■ **PROBLEM**
Work out how many lines hold the string "page". Give that number and nothing more.
— begin STORED DATA —
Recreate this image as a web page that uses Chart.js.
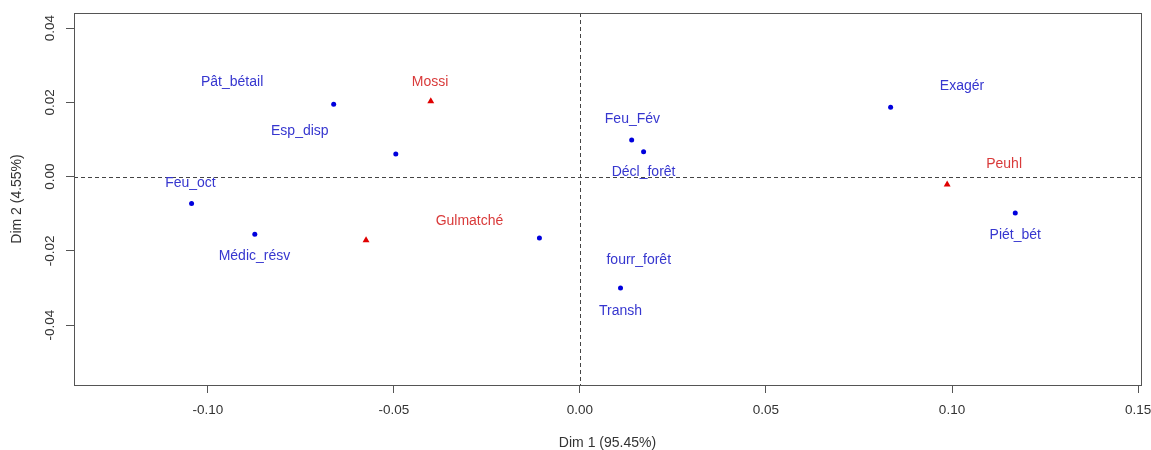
— end STORED DATA —
— begin STORED DATA —
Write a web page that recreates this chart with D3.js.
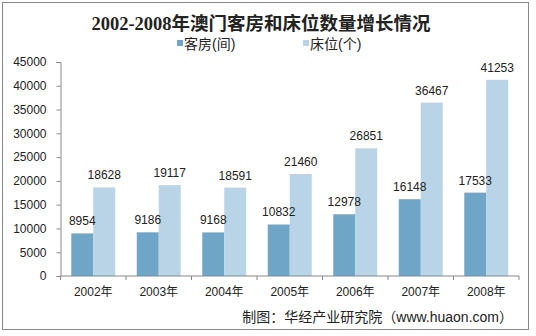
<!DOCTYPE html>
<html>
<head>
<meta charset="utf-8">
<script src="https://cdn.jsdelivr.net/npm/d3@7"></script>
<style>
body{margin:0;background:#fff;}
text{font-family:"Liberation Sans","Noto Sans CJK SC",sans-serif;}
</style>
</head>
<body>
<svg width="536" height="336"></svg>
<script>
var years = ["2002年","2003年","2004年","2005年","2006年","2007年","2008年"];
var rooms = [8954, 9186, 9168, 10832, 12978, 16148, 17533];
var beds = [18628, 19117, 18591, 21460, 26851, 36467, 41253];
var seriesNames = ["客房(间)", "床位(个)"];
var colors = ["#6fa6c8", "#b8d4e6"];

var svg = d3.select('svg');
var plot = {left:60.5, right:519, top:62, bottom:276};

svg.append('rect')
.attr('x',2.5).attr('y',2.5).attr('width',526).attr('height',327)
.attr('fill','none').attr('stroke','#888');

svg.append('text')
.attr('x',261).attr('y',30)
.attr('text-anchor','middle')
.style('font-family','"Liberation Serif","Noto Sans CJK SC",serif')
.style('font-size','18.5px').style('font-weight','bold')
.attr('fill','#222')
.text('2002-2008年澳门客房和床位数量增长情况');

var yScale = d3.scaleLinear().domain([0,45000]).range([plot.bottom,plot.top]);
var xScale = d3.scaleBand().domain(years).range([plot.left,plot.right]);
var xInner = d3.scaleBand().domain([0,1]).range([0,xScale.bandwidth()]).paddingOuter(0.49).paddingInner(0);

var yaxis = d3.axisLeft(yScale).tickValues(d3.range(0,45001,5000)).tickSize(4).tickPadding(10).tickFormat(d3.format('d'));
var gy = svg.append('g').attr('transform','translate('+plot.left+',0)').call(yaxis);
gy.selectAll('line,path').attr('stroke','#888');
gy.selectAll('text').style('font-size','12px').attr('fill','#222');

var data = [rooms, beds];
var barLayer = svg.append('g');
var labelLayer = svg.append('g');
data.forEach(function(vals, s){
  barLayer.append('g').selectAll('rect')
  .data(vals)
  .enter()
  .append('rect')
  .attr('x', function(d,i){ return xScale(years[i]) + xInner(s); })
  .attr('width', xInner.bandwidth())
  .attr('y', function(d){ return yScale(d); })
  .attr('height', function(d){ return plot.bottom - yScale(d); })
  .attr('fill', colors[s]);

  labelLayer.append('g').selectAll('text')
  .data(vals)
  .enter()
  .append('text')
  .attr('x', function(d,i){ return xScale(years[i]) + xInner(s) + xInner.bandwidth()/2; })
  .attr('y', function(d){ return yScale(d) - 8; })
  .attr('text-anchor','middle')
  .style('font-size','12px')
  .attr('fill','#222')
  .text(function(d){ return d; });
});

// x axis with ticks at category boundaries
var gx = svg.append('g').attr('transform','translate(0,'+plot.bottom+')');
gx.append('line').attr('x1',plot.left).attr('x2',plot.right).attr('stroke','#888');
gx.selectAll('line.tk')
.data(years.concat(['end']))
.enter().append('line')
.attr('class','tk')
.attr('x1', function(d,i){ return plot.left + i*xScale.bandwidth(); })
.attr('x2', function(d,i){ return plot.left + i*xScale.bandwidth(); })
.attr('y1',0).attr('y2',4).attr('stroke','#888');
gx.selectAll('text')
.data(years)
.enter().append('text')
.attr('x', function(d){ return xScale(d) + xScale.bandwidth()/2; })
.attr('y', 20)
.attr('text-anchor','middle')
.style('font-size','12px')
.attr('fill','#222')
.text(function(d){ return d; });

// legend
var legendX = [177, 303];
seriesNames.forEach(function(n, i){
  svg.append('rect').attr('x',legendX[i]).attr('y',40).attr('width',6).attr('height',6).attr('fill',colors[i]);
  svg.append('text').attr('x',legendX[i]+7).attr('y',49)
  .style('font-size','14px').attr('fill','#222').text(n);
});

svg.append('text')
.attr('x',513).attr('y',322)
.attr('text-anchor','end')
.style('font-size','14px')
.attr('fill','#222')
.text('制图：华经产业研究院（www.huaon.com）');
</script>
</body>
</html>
— end STORED DATA —
■ **WRITTEN ANSWER**
2